Adult literacy and high school equivalency diploma teachers typically do the following:
Before students enter these education programs, their educational level and skills are assessed. These assessments are typically performed by another staff member; however, in some programs the teacher may conduct the assessments. Based on the results of the assessment and student's goals, teachers develop an individualized education program.
Teachers must formally evaluate their students periodically to determine their progress and potential to go on to the next level of classes. However, they may informally evaluate their students' progress continually.
Adult literacy and high school equivalency diploma teachers often have students of various education levels in their classes. As a result, teachers need to use different teaching strategies and methods that meet all of their students' needs. They may work with students in classes or tutor them one-on-one.
Teachers prepare students for further education and help them to develop skills that they will need in the workplace. For example, they may teach students how to read a contract or how to estimate the cost of materials needed to remodel a kitchen.
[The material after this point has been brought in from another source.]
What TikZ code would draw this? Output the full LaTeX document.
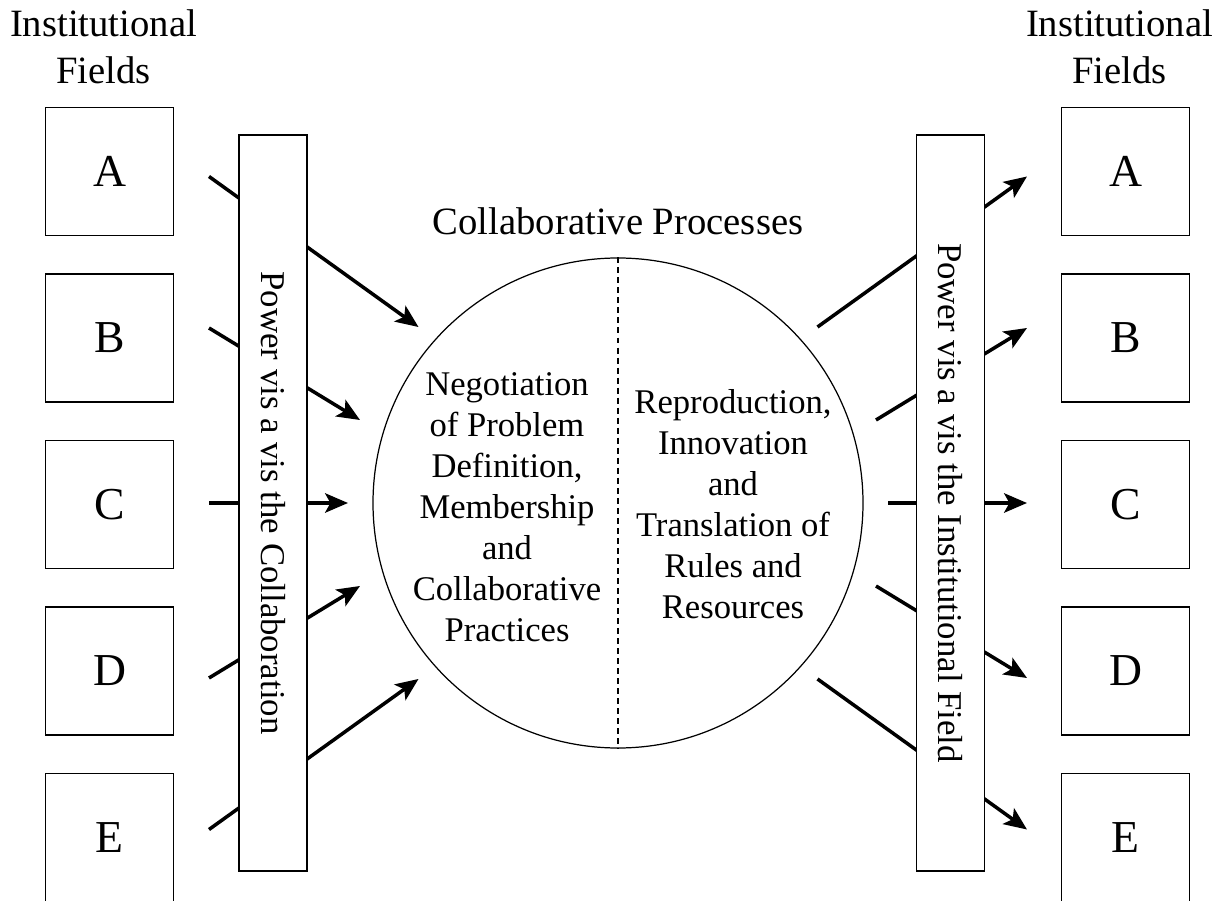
\documentclass[tikz,border=0pt]{standalone}
\usepackage{fontspec}
\setmainfont{Liberation Serif}
\usetikzlibrary{arrows.meta}

\tikzstyle{fieldbox}=[draw, line width=1.1pt, minimum size=2.56cm, font=\fontsize{26}{30}\selectfont]
\tikzstyle{powerbar}=[draw, fill=white, line width=1.1pt, minimum width=14.72cm, minimum height=1.36cm, rotate=-90, font=\fontsize{19.8}{24}\selectfont]
\tikzstyle{flow}=[-{Stealth[length=13pt, width=11pt, inset=3pt]}, line width=2pt]
\tikzstyle{heading}=[align=center, inner sep=0pt, font=\fontsize{22}{26.6}\selectfont]
\tikzstyle{proctext}=[align=center, inner sep=0pt, font=\fontsize{19.7}{23.3}\selectfont]

\begin{document}
\begin{tikzpicture}
      \useasboundingbox (0,0) rectangle (24.5,18);
      \foreach \f [count=\i] in {A, B, C, D, E} {%
        \node[fieldbox] (L\f) at (2.19, 17.9-3.33*\i) {\f};
        \node[fieldbox] (R\f) at (22.51, 17.9-3.33*\i) {\f};
      }
      \node[heading] (ltitle) at (2.07, 17.07) {Institutional\\Fields};
      \node[heading] (rtitle) at (22.39, 17.07) {Institutional\\Fields};

      \node[draw, circle, line width=0.7pt, minimum size=9.8cm] (proc) at (12.36, 7.94) {};
      \node[heading, anchor=base] (ptitle) at (12.36, 13.3) {Collaborative Processes};
      \draw[line width=1.1pt, dash pattern=on 3.4pt off 2.3pt] (proc.north) -- (proc.south);
      \node[proctext] (neg) at (10.14, 7.85) {Negotiation\\of Problem\\Definition,\\Membership\\and\\Collaborative\\Practices};
      \node[proctext] (rep) at (14.66, 7.92) {Reproduction,\\Innovation\\and\\Translation of\\Rules and\\Resources};

      \foreach \f/\ys/\xt/\yt in {A/14.47/8.37/11.46, B/11.44/7.2/9.6, C/7.94/6.96/7.94, D/4.44/7.2/6.28, E/1.41/8.37/4.42} {%
        \coordinate (in\f) at (4.18, \ys);
        \coordinate (to\f) at (\xt, \yt);
        \coordinate (from\f) at (24.72-\xt, \yt);
        \coordinate (out\f) at (20.54, \ys);
        \draw[flow] (in\f) -- (to\f);
        \draw[flow] (from\f) -- (out\f);
      }

      \node[powerbar] (lbar) at (5.46, 7.94) {Power vis a vis the Collaboration};
      \node[powerbar] (rbar) at (19.01, 7.94) {Power vis a vis the Institutional Field};
    \end{tikzpicture}
\end{document}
There are three basic types of education that adult literacy and high school equivalency diploma teachers provide:
Adult basic education classes teach students the basics of reading, writing, and math. Students who enter these classes usually do not have a high school diploma. They generally are 16 years or older and need to gain proficiency in these skills to improve their job situation.
High school equivalency and adult secondary education classes prepare students to take the test to earn a high school equivalent diploma. Some programs are combined with career preparation programs so that students can earn a high school equivalent diploma and a career-related credential at the same time.
The high school equivalency exam is composed of four subjects: language arts, math, science, and social studies. In addition to teaching these subjects, teachers also help their students improve their skills in communicating, critical thinking, and problem solving - skills they will need to prepare for further education and successful careers.
English as a Second Language (ESL), also called English for Speakers of Other Languages (ESOL), classes teach students to read, write, and speak English. Students in these classes are immigrants to the United States or those whose native language is not English.
ESL teachers often focus on helping their students with practical vocabulary for jobs and daily living. They also may focus on preparing their students to take the citizenship exam.
ESL teachers may have students from many different countries and cultures in their classroom. Because the ESL teacher and the students may not share a common native language, ESL teachers must be creative in fostering communication in the classroom to achieve their education goals.